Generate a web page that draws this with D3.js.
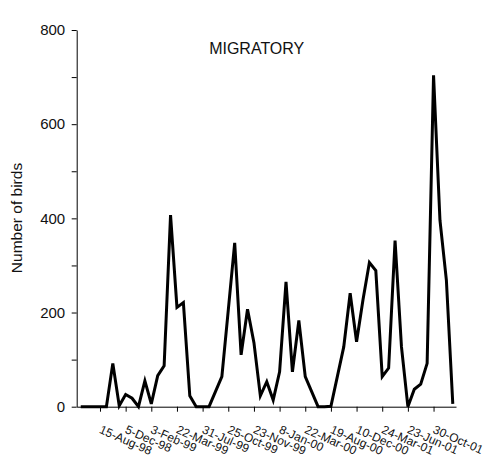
<!DOCTYPE html>
<html>
<head>
<meta charset="utf-8">
<script src="https://cdn.jsdelivr.net/npm/d3@7"></script>
<style>
  body { margin: 0; background: #fff; }
  text { font-family: "Liberation Sans", Arial, sans-serif; fill: #111; }
</style>
</head>
<body>
<div id="chart"></div>
<script>
// Counts per survey (59 surveys)
const birds = [0, 0, 0, 0, 0, 92, 2, 26, 18, 0,
               55, 6, 66, 87, 407, 211, 221, 23, 0, 0,
               0, 32, 64, 205, 348, 110, 207, 136, 23, 53,
               14, 74, 265, 74, 183, 64, 32, 0, 0, 1,
               64, 127, 241, 138, 227, 306, 289, 64, 82, 353,
               127, 0, 37, 48, 92, 704, 396, 269, 6];

// Dates shown on the axis (every 4th survey, starting at the 4th)
const tickLabels = ["15-Aug-98", "5-Dec-98", "3-Feb-99", "22-Mar-99", "31-Jul-99",
                    "25-Oct-99", "23-Nov-99", "8-Jan-00", "22-Mar-00", "19-Aug-00",
                    "10-Dec-00", "24-Mar-01", "23-Jun-01", "30-Oct-01"];
const tickIndex = tickLabels.map((d, i) => 3 + i * 4);

const yTicks = d3.range(0, 801, 100);

let width = 486, height = 456;
let margin = { top: 30, bottom: 49.3, left: 76.7, right: 30 };

let svg = d3.select('#chart')
            .append('svg')
            .attr('width', width)
            .attr('height', height);

// Scales
let xScale = d3.scaleLinear()
               .domain([-0.63, 58.5])
               .range([margin.left, width - margin.right]);

let yScale = d3.scaleLinear()
               .domain([0, 800])
               .range([height - margin.bottom, margin.top]);

// x axis
let xAxis = svg.append('g')
  .attr('transform', `translate(0,${height - margin.bottom})`)
  .call(d3.axisBottom(xScale)
          .tickValues(tickIndex)
          .tickFormat('')
          .tickSize(5)
          .tickSizeOuter(0));

xAxis.selectAll('path, line').attr('stroke', '#000');

// rotated date labels
svg.append('g')
  .selectAll('text')
  .data(tickIndex)
  .enter()
  .append('text')
  .attr('transform', d => `translate(${xScale(d) + 2},${height - margin.bottom + 18}) rotate(24)`)
  .attr('dy', '0.71em')
  .attr('font-size', 12)
  .text((d, i) => tickLabels[i]);

// y axis
let yAxis = svg.append('g')
  .attr('transform', `translate(${margin.left},0)`)
  .call(d3.axisLeft(yScale)
          .tickValues(yTicks)
          .tickFormat(d => d % 200 === 0 ? d : '')
          .tickSize(5)
          .tickPadding(6.5)
          .tickSizeOuter(0));

yAxis.selectAll('path, line').attr('stroke', '#000');
yAxis.selectAll('text')
     .attr('font-size', 15)
     .attr('font-family', '"Liberation Sans", Arial, sans-serif')
     .attr('fill', '#111');

// y axis label
svg.append('text')
   .attr('transform', 'translate(21.7,218) rotate(-90)')
   .attr('text-anchor', 'middle')
   .attr('font-size', 15.5)
   .text('Number of birds');

// title
svg.append('text')
   .attr('x', 256.7)
   .attr('y', 54.3)
   .attr('text-anchor', 'middle')
   .attr('font-size', 16)
   .text('MIGRATORY');

// the line
let line = d3.line()
             .x((d, i) => xScale(i))
             .y(d => yScale(d));

svg.append('path')
   .datum(birds)
   .attr('fill', 'none')
   .attr('stroke', '#000')
   .attr('stroke-width', 3)
   .attr('stroke-linejoin', 'miter')
   .attr('d', line);
</script>
</body>
</html>
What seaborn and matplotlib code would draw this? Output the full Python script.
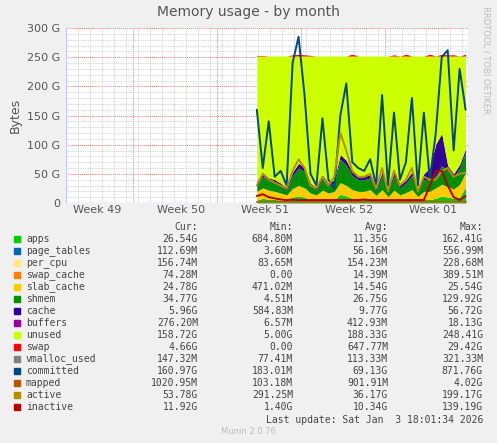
import numpy as np
import pandas as pd
import seaborn as sns
import matplotlib.pyplot as plt
from matplotlib.ticker import MultipleLocator, FixedLocator

sns.set_theme(style="white")
plt.rcParams['font.family'] = ['DejaVu Sans']

# x in days from the left edge of the graph; data covers the last ~17 days
mem_total = 252
committed = [160, 60, 140, 45, 55, 30, 240, 285, 185, 50, 30, 145, 40, 25, 150, 205, 70, 60, 55, 75, 30, 185, 30,
             155, 40, 70, 180, 30, 155, 40, 120, 250, 262, 90, 230, 160]
active = [30, 50, 40, 35, 30, 25, 55, 75, 60, 30, 25, 45, 30, 45, 120, 90, 55, 45, 45, 50, 25, 60, 20, 55, 30, 40,
          60, 20, 45, 40, 40, 55, 60, 45, 50, 52]
shmem = [12, 20, 16, 15, 12, 8, 22, 30, 28, 12, 8, 20, 12, 15, 40, 35, 24, 20, 20, 20, 8, 24, 8, 24, 12, 16, 24,
         8, 20, 20, 20, 32, 28, 20, 28, 35]
slab_cache = [15, 18, 16, 14, 12, 10, 15, 18, 16, 12, 10, 14, 12, 14, 20, 18, 15, 14, 14, 16, 10, 15, 8, 14, 10, 12,
              15, 8, 14, 14, 18, 20, 18, 16, 22, 25]
apps = [5, 8, 6, 6, 5, 4, 10, 12, 10, 5, 4, 8, 5, 6, 15, 12, 8, 6, 6, 7, 3, 8, 3, 8, 4, 6, 8, 3, 6, 6, 8, 12, 10, 8,
        10, 27]
cache = [5, 6, 5, 5, 5, 4, 6, 8, 7, 5, 4, 6, 5, 5, 8, 8, 6, 5, 5, 6, 4, 6, 4, 6, 5, 5, 6, 4, 10, 20, 55, 55, 8, 6,
         6, 6]
buffers = [0.3] * 36
inactive = [12, 15, 10, 8, 6, 5, 6, 5, 5, 5, 5, 5, 5, 5, 5, 5, 5, 5, 6, 5, 5, 5, 5, 5, 5, 5, 5, 5, 5, 30, 55, 55,
            30, 10, 5, 12]
swap = [1, 1, 0, 0, 0, 0, 2, 3, 2, 1, 0, 0, 0, 0, 0, 0, 3, 0, 0, 0, 0, 0, 0, 2, 0, 3, 0, 0, 0, 3, 0, 3, 2, 2, 0, 3]
mapped = [1] * 36

t = np.linspace(15.9, 33.3, 36)
df = pd.DataFrame(dict(t=t, apps=apps, slab_cache=slab_cache, shmem=shmem, cache=cache, buffers=buffers,
                       committed=committed, active=active, inactive=inactive, swap=swap, mapped=mapped))
df["unused"] = mem_total - df[["apps", "slab_cache", "shmem", "cache", "buffers"]].sum(axis=1)

colors = {"apps": "#00CC00", "page_tables": "#0066B3", "per_cpu": "#FFE680", "swap_cache": "#FF8000",
          "slab_cache": "#FFCC00", "shmem": "#008F00", "cache": "#330099", "buffers": "#990099",
          "unused": "#CCFF00", "swap": "#FF0000", "vmalloc_used": "#808080", "committed": "#00487D",
          "mapped": "#B35A00", "active": "#B38F00", "inactive": "#B30000"}

fig = plt.figure(figsize=(4.97, 4.43), dpi=100, facecolor="#F0F0F0")
ax = fig.add_axes([66 / 497, 1 - 203 / 443, 402 / 497, 175 / 443])
ax.set_facecolor("white")

stack = ["apps", "slab_cache", "shmem", "cache", "buffers", "unused", "swap"]
ax.stackplot(df.t, *[df[c] for c in stack], colors=[colors[c] for c in stack], linewidth=0)
for c in ["committed", "mapped", "active", "inactive"]:
    sns.lineplot(x=df.t, y=df[c], color=colors[c], lw=1.4, ax=ax)

ax.set_xlim(0, 33.5)
ax.set_ylim(0, 300)
ax.yaxis.set_major_locator(MultipleLocator(50))
ax.yaxis.set_minor_locator(MultipleLocator(10))
ax.xaxis.set_major_locator(FixedLocator([5.6, 12.6, 19.6, 26.6, 33.6]))
ax.xaxis.set_minor_locator(MultipleLocator(1))
ax.set_xticklabels([])
ax.grid(which="minor", color="#C8C8C8", ls=(0, (1, 1)), lw=0.6)
ax.grid(which="major", color="#E88080", ls=(0, (1, 1)), lw=0.7)
ax.set_axisbelow(True)
ax.set_yticks(range(0, 301, 50))
ax.set_yticklabels(["0", "50 G", "100 G", "150 G", "200 G", "250 G", "300 G"])
ax.tick_params(axis="y", labelsize=8, colors="#555555", length=0, pad=4)
ax.tick_params(axis="x", length=0)
for s in ax.spines.values():
    s.set_visible(False)
ax.axhline(0, color="#C8C8FF", lw=1)
ax.axvline(0, color="#C8C8FF", lw=1)
ax.set_xlabel("")
ax.set_ylabel("Bytes", fontsize=9, color="#555555")
for i, lab in enumerate(["Week 49", "Week 50", "Week 51", "Week 52", "Week 01"]):
    ax.text(2.6 + 7 * i, -12, lab, ha="center", va="center", fontsize=8, color="#555555")

fig.text(0.5, 1 - 12 / 443, "Memory usage - by month", ha="center", va="center", fontsize=10, color="#555555")
fig.text(486 / 497, 1 - 60 / 443, "RRDTOOL / TOBI OETIKER", rotation=270, ha="center", va="center",
         fontsize=6, color="#BBBBBB")

names = ["apps", "page_tables", "per_cpu", "swap_cache", "slab_cache", "shmem", "cache", "buffers", "unused",
         "swap", "vmalloc_used", "committed", "mapped", "active", "inactive"]
cur = ["26.54G", "112.69M", "156.74M", "74.28M", "24.78G", "34.77G", "5.96G", "276.20M", "158.72G", "4.66G",
       "147.32M", "160.97G", "1020.95M", "53.78G", "11.92G"]
mins = ["684.80M", "3.60M", "83.65M", "0.00", "471.02M", "4.51M", "584.83M", "6.57M", "5.00G", "0.00",
        "77.41M", "183.01M", "103.18M", "291.25M", "1.40G"]
avgs = ["11.35G", "56.16M", "154.23M", "14.39M", "14.54G", "26.75G", "9.77G", "412.93M", "188.33G", "647.77M",
        "113.33M", "69.13G", "901.91M", "36.17G", "10.34G"]
maxs = ["162.41G", "556.99M", "228.68M", "389.51M", "25.54G", "129.92G", "56.72G", "18.13G", "248.41G", "29.42G",
        "321.33M", "871.76G", "4.02G", "199.17G", "139.19G"]

mono = dict(family="DejaVu Sans Mono", fontsize=7, color="#444444", va="center")
y0 = 227
for x, h in [(198, "Cur:"), (293, "Min:"), (388, "Avg:"), (483, "Max:")]:
    fig.text(x / 497, 1 - y0 / 443, h, ha="right", **mono)
for i, n in enumerate(names):
    y = 1 - (y0 + 12 * (i + 1)) / 443
    fig.patches.append(plt.Rectangle((14 / 497, y - 3 / 443), 6 / 497, 6 / 443, color=colors[n],
                                     transform=fig.transFigure, figure=fig))
    fig.text(26 / 497, y, n, ha="left", **mono)
    for x, v in [(198, cur[i]), (293, mins[i]), (388, avgs[i]), (483, maxs[i])]:
        fig.text(x / 497, y, v, ha="right", **mono)
fig.text(483 / 497, 1 - 420 / 443, "Last update: Sat Jan  3 18:01:34 2026", ha="right", **mono)
fig.text(0.5, 1 - 432 / 443, "Munin 2.0.76", ha="center", va="center", fontsize=6, color="#BBBBBB")

fig.savefig("out.png", dpi=100, facecolor=fig.get_facecolor())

::::::::::

Task objective -
Only the lines from the top of the records through the line with "const yTicks = d3.range(0, 801, 100);" belong in the copy; write them out exactly, leaving out pictures.

Exercise response -
Generate a web page that draws this with D3.js.
<!DOCTYPE html>
<html>
<head>
<meta charset="utf-8">
<script src="https://cdn.jsdelivr.net/npm/d3@7"></script>
<style>
  body { margin: 0; background: #fff; }
  text { font-family: "Liberation Sans", Arial, sans-serif; fill: #111; }
</style>
</head>
<body>
<div id="chart"></div>
<script>
// Counts per survey (59 surveys)
const birds = [0, 0, 0, 0, 0, 92, 2, 26, 18, 0,
               55, 6, 66, 87, 407, 211, 221, 23, 0, 0,
               0, 32, 64, 205, 348, 110, 207, 136, 23, 53,
               14, 74, 265, 74, 183, 64, 32, 0, 0, 1,
               64, 127, 241, 138, 227, 306, 289, 64, 82, 353,
               127, 0, 37, 48, 92, 704, 396, 269, 6];

// Dates shown on the axis (every 4th survey, starting at the 4th)
const tickLabels = ["15-Aug-98", "5-Dec-98", "3-Feb-99", "22-Mar-99", "31-Jul-99",
                    "25-Oct-99", "23-Nov-99", "8-Jan-00", "22-Mar-00", "19-Aug-00",
                    "10-Dec-00", "24-Mar-01", "23-Jun-01", "30-Oct-01"];
const tickIndex = tickLabels.map((d, i) => 3 + i * 4);

const yTicks = d3.range(0, 801, 100);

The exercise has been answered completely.